The Foundation built Southampton Hospital’s Breast Center in 2009, seeking to address one major goal: “Women on the East End should be able to receive the same care as someone in New York going to an academic medical center. That level of service should be in our community,” Ratner says.
East End breast cancer diagnosis and mortality rates are among the highest in the state. For this reason, the presence of a truly local foundation like the Ellen Hermanson Foundation is crucial for women’s health. “We keep our money in the Hamptons,” Ratner explains. “Other organizations come out here to raise money. We commit to the Hamptons.
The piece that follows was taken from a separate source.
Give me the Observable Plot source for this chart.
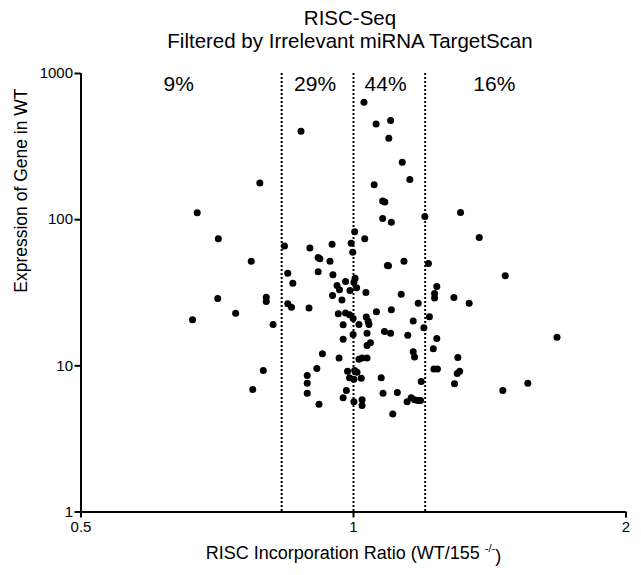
<!DOCTYPE html>
<html>
<head>
<meta charset="utf-8">
<script src="https://cdn.jsdelivr.net/npm/d3@7"></script>
<script src="https://cdn.jsdelivr.net/npm/@observablehq/plot@0.6"></script>
<style>
  html, body { margin: 0; padding: 0; background: white; }
  body { width: 641px; height: 575px; overflow: hidden; font-family: 'Liberation Sans', Arial, sans-serif; }
  #title { box-sizing: border-box; width: 641px; height: 56px; padding-top: 6px; padding-left: 59px;
           text-align: center; font-size: 20.5px; line-height: 23px; color: black; }
  #chart svg { display: block; }
</style>
</head>
<body>
<div id="title"><div>RISC-Seq</div><div>Filtered by Irrelevant miRNA TargetScan</div></div>
<div id="chart"></div>
<script>
// RISC incorporation ratio (WT / 155-/-) for each gene
const ratio = [
  0.875, 0.788, 0.672, 1.027, 1.059, 1.099, 1.094, 1.132, 1.154, 1.054,
  1.077, 1.083, 1.077, 1.101, 1.199, 1.313, 0.709, 0.771, 0.839, 0.895,
  0.947, 0.994, 0.914, 0.918, 0.942, 0.846, 0.857, 0.914, 0.949, 0.980,
  0.959, 0.965, 0.991, 0.948, 0.971, 0.708, 0.801, 0.801, 0.846, 0.854,
  0.893, 0.741, 0.664, 0.962, 0.980, 0.990, 0.999, 1.003, 1.029, 0.998,
  1.377, 1.090, 1.093, 1.137, 1.210, 1.471, 1.004, 1.001, 1.008, 1.032,
  1.129, 1.236, 1.229, 1.229, 1.291, 1.342, 1.179, 1.101, 1.060, 1.033,
  1.213, 1.164, 1.038, 1.040, 0.974, 1.014, 1.196, 1.082, 1.099, 1.035,
  0.999, 1.148, 1.236, 0.974, 1.044, 1.035, 1.225, 1.164, 1.168, 0.964,
  1.014, 1.022, 1.035, 1.304, 1.227, 1.238, 1.302, 1.310, 0.985, 1.003,
  1.009, 0.990, 1.001, 1.020, 1.073, 1.188, 1.293, 1.558, 0.982, 1.078,
  1.118, 1.462, 0.974, 1.001, 1.022, 1.022, 1.146, 1.158, 1.168, 1.178,
  1.186, 1.105, 1.678, 0.815, 0.924, 0.911, 0.795, 0.889, 0.889, 0.889,
  0.774, 0.916
];
// Expression of gene in WT
const expression = [
  403, 178, 111.5, 636, 452, 477, 361, 247, 188, 173,
  134, 132, 102, 96, 105, 112, 74, 52, 66, 64,
  68, 69, 55, 54, 52, 43, 36.7, 44, 42, 37.7,
  35.4, 33.1, 32.7, 30.3, 28.2, 28.9, 29.5, 27.5, 26.6, 25.2,
  24.9, 22.9, 20.7, 22.7, 23.0, 22.4, 21.1, 82.6, 73.9, 59.9,
  75.5, 48.6, 48.3, 51.9, 50.1, 41.3, 39.7, 37.3, 34.2, 31.7,
  30.9, 34.9, 31.2, 29.1, 29.3, 26.8, 26.8, 24.2, 23.4, 21.6,
  21.7, 20.3, 20.2, 19.2, 19.1, 19.2, 18.2, 17.2, 16.7, 16.7,
  16.4, 16.2, 15.4, 15.2, 14.4, 13.8, 13.1, 12.5, 11.5, 11.3,
  11.1, 11.3, 11.3, 11.4, 9.51, 9.51, 8.86, 9.19, 9.19, 9.29,
  9.04, 8.28, 8.10, 8.22, 8.28, 7.81, 7.53, 7.60, 6.78, 6.50,
  6.57, 6.78, 6.04, 5.67, 5.85, 5.35, 5.67, 6.04, 5.85, 5.79,
  5.79, 4.69, 15.7, 19.2, 12.1, 9.58, 9.29, 8.58, 7.60, 6.50,
  6.88, 5.46
];
const cutoffs = [0.833, 1, 1.2];
const regionLabels = ["9%", "29%", "44%", "16%"];
const regionLabelRatio = [0.641, 0.907, 1.085, 1.431];
const xTicks = [0.5, 1, 2];
const yTicks = [1, 10, 100, 1000];
const yLabel = "Expression of Gene in WT";
const xLabelMain = "RISC Incorporation Ratio (WT/155 ";
const xLabelSup = "-/-";
const xLabelEnd = ")";
const xLabelFull = xLabelMain + xLabelSup + xLabelEnd;

const points = ratio.map((r, i) => ({ratio: r, expression: expression[i]}));

const chart = Plot.plot({
  width: 641,
  height: 519,
  marginTop: 17,
  marginBottom: 63.5,
  marginLeft: 80.5,
  marginRight: 15.5,
  style: {fontFamily: "'Liberation Sans', Arial, sans-serif", fontSize: "15px", color: "black", background: "white", overflow: "visible"},
  x: {type: "log", domain: [0.5, 2]},
  y: {type: "log", domain: [1, 1000]},
  marks: [
    Plot.ruleX(cutoffs, {stroke: "black", strokeWidth: 2, strokeDasharray: "2,2"}),
    Plot.dot(points, {x: "ratio", y: "expression", r: 3.5, fill: "black", stroke: "none"}),
    Plot.ruleX([0.5], {stroke: "black", strokeWidth: 2}),
    Plot.ruleY([1], {stroke: "black", strokeWidth: 2}),
    Plot.axisX({ticks: xTicks, tickFormat: d => String(d), tickSize: 6, tickPadding: 3, strokeWidth: 2, label: null}),
    Plot.axisY({ticks: yTicks, tickFormat: d => String(d), tickSize: 6, tickPadding: 2, strokeWidth: 2, label: null}),
    Plot.text(regionLabels, {x: regionLabelRatio, text: d => d, frameAnchor: "top", dy: 10.5, lineAnchor: "middle", fontSize: 21}),
    Plot.text([yLabel], {text: d => d, frameAnchor: "left", dx: -60, rotate: -90, fontSize: 17.5}),
    Plot.text([xLabelFull], {text: d => d, frameAnchor: "bottom", dy: 46.5, fontSize: 18})
  ]
});

d3.select(chart).selectAll("text")
  .filter(function() { return this.textContent === xLabelFull; })
  .each(function() {
    const t = d3.select(this);
    t.text(null);
    t.append("tspan").text(xLabelMain);
    t.append("tspan").attr("dy", "-0.55em").attr("font-size", "11px").text(xLabelSup);
    t.append("tspan").attr("dy", "0.55em").text(xLabelEnd);
  });

document.getElementById("chart").appendChild(chart);
</script>
</body>
</html>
Where we raise the money is where the money stays.”
But the impact that Ellen’s Run has on the East End community goes far beyond fundraising. “Ellen cared deeply about research and finding a cure, but also she understood from her own experience that it takes more than research to battle breast cancer—it takes a community and support.”
Ratner reflects on her relationship with her sister, remembering that despite how close they were, she could not offer the support that Hermanson needed, and that it could only come from the breast cancer community. “She said,” Ratner recalls, “‘that as close as we are, you don’t get what it’s like to live with this, to walk in these shoes.’ She needed the community where everyone was in the same boat. They could support each other with understanding.”
Meeting this need, The Foundation also funds Ellen’s Well, a network of support groups and free psychological and oncological social workers, to support women on the East End who’ve been diagnosed with breast cancer. Ellen’s Run, too, is the foundation’s major event for bringing the community together.
Ellen’s Run starts and ends at Southampton Hospital’s Parrish Hall on Herrick Road. The 3.1-mile course runs through town, down tree- and mansion-lined roads, along the ocean-side blocks and back. The race is rain or shine.
“Every year there are wonderful memories,” Ratner says. “What makes it wonderful is that I know people are benefitting because Ellen lived on this earth. The sadness of her not being here lives alongside the great joy of doing this event and helping people.”